[START OF SUPPLIED INFORMATION]

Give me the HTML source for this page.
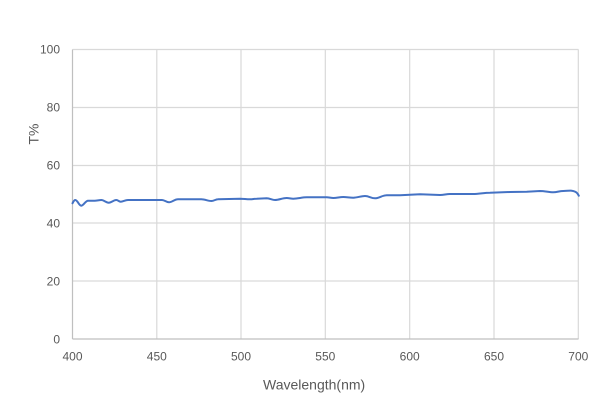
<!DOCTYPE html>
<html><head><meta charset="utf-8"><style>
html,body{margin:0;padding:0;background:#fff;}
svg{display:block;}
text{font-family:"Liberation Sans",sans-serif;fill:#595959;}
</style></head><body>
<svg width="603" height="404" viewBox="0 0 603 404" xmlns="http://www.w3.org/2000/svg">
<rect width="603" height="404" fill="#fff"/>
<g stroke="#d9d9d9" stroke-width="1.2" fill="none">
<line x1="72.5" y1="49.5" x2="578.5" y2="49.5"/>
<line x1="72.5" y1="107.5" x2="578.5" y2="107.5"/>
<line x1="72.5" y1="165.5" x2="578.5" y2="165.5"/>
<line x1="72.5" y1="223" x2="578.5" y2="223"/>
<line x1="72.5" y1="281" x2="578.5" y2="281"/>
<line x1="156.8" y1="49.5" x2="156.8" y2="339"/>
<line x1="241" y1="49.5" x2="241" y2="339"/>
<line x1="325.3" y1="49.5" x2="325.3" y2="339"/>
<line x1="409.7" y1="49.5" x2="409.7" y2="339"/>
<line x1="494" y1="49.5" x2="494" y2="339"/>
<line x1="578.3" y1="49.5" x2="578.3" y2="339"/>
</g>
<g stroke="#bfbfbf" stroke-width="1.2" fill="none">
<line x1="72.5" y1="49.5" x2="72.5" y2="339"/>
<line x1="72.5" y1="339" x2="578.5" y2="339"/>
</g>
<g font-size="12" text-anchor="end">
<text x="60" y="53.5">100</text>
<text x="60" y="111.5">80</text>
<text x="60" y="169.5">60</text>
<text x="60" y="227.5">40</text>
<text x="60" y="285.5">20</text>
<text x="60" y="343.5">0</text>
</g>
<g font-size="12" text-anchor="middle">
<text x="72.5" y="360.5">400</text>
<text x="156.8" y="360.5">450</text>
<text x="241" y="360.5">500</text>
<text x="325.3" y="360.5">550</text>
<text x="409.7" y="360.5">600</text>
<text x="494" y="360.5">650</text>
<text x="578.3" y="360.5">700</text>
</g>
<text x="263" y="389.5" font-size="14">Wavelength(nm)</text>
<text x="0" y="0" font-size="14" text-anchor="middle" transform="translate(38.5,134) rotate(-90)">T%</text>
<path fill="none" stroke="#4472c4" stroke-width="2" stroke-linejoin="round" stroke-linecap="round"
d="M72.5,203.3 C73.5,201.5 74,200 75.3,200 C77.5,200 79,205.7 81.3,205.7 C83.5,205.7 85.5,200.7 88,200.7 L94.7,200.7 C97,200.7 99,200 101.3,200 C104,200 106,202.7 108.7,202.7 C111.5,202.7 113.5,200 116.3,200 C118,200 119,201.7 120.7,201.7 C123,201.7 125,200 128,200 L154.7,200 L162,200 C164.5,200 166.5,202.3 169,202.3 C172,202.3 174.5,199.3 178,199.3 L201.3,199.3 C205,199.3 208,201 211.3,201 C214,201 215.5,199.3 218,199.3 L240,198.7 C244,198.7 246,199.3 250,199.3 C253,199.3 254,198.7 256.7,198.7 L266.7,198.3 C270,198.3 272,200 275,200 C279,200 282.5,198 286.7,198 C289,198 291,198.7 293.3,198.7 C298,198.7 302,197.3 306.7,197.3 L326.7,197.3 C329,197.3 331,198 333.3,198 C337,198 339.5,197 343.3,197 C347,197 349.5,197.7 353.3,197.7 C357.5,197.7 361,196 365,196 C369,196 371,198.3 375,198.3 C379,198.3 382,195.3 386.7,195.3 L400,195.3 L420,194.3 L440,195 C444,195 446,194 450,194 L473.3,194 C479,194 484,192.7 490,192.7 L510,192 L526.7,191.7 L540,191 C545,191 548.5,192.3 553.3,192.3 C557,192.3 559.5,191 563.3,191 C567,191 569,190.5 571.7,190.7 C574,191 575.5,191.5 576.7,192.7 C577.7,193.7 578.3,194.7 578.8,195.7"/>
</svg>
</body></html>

[END OF SUPPLIED INFORMATION]

SHORT EXERCISE
Repeat the lines above exactly, and keep every picture out.

WRITTEN ANSWER
Give me the HTML source for this page.
<!DOCTYPE html>
<html><head><meta charset="utf-8"><style>
html,body{margin:0;padding:0;background:#fff;}
svg{display:block;}
text{font-family:"Liberation Sans",sans-serif;fill:#595959;}
</style></head><body>
<svg width="603" height="404" viewBox="0 0 603 404" xmlns="http://www.w3.org/2000/svg">
<rect width="603" height="404" fill="#fff"/>
<g stroke="#d9d9d9" stroke-width="1.2" fill="none">
<line x1="72.5" y1="49.5" x2="578.5" y2="49.5"/>
<line x1="72.5" y1="107.5" x2="578.5" y2="107.5"/>
<line x1="72.5" y1="165.5" x2="578.5" y2="165.5"/>
<line x1="72.5" y1="223" x2="578.5" y2="223"/>
<line x1="72.5" y1="281" x2="578.5" y2="281"/>
<line x1="156.8" y1="49.5" x2="156.8" y2="339"/>
<line x1="241" y1="49.5" x2="241" y2="339"/>
<line x1="325.3" y1="49.5" x2="325.3" y2="339"/>
<line x1="409.7" y1="49.5" x2="409.7" y2="339"/>
<line x1="494" y1="49.5" x2="494" y2="339"/>
<line x1="578.3" y1="49.5" x2="578.3" y2="339"/>
</g>
<g stroke="#bfbfbf" stroke-width="1.2" fill="none">
<line x1="72.5" y1="49.5" x2="72.5" y2="339"/>
<line x1="72.5" y1="339" x2="578.5" y2="339"/>
</g>
<g font-size="12" text-anchor="end">
<text x="60" y="53.5">100</text>
<text x="60" y="111.5">80</text>
<text x="60" y="169.5">60</text>
<text x="60" y="227.5">40</text>
<text x="60" y="285.5">20</text>
<text x="60" y="343.5">0</text>
</g>
<g font-size="12" text-anchor="middle">
<text x="72.5" y="360.5">400</text>
<text x="156.8" y="360.5">450</text>
<text x="241" y="360.5">500</text>
<text x="325.3" y="360.5">550</text>
<text x="409.7" y="360.5">600</text>
<text x="494" y="360.5">650</text>
<text x="578.3" y="360.5">700</text>
</g>
<text x="263" y="389.5" font-size="14">Wavelength(nm)</text>
<text x="0" y="0" font-size="14" text-anchor="middle" transform="translate(38.5,134) rotate(-90)">T%</text>
<path fill="none" stroke="#4472c4" stroke-width="2" stroke-linejoin="round" stroke-linecap="round"
d="M72.5,203.3 C73.5,201.5 74,200 75.3,200 C77.5,200 79,205.7 81.3,205.7 C83.5,205.7 85.5,200.7 88,200.7 L94.7,200.7 C97,200.7 99,200 101.3,200 C104,200 106,202.7 108.7,202.7 C111.5,202.7 113.5,200 116.3,200 C118,200 119,201.7 120.7,201.7 C123,201.7 125,200 128,200 L154.7,200 L162,200 C164.5,200 166.5,202.3 169,202.3 C172,202.3 174.5,199.3 178,199.3 L201.3,199.3 C205,199.3 208,201 211.3,201 C214,201 215.5,199.3 218,199.3 L240,198.7 C244,198.7 246,199.3 250,199.3 C253,199.3 254,198.7 256.7,198.7 L266.7,198.3 C270,198.3 272,200 275,200 C279,200 282.5,198 286.7,198 C289,198 291,198.7 293.3,198.7 C298,198.7 302,197.3 306.7,197.3 L326.7,197.3 C329,197.3 331,198 333.3,198 C337,198 339.5,197 343.3,197 C347,197 349.5,197.7 353.3,197.7 C357.5,197.7 361,196 365,196 C369,196 371,198.3 375,198.3 C379,198.3 382,195.3 386.7,195.3 L400,195.3 L420,194.3 L440,195 C444,195 446,194 450,194 L473.3,194 C479,194 484,192.7 490,192.7 L510,192 L526.7,191.7 L540,191 C545,191 548.5,192.3 553.3,192.3 C557,192.3 559.5,191 563.3,191 C567,191 569,190.5 571.7,190.7 C574,191 575.5,191.5 576.7,192.7 C577.7,193.7 578.3,194.7 578.8,195.7"/>
</svg>
</body></html>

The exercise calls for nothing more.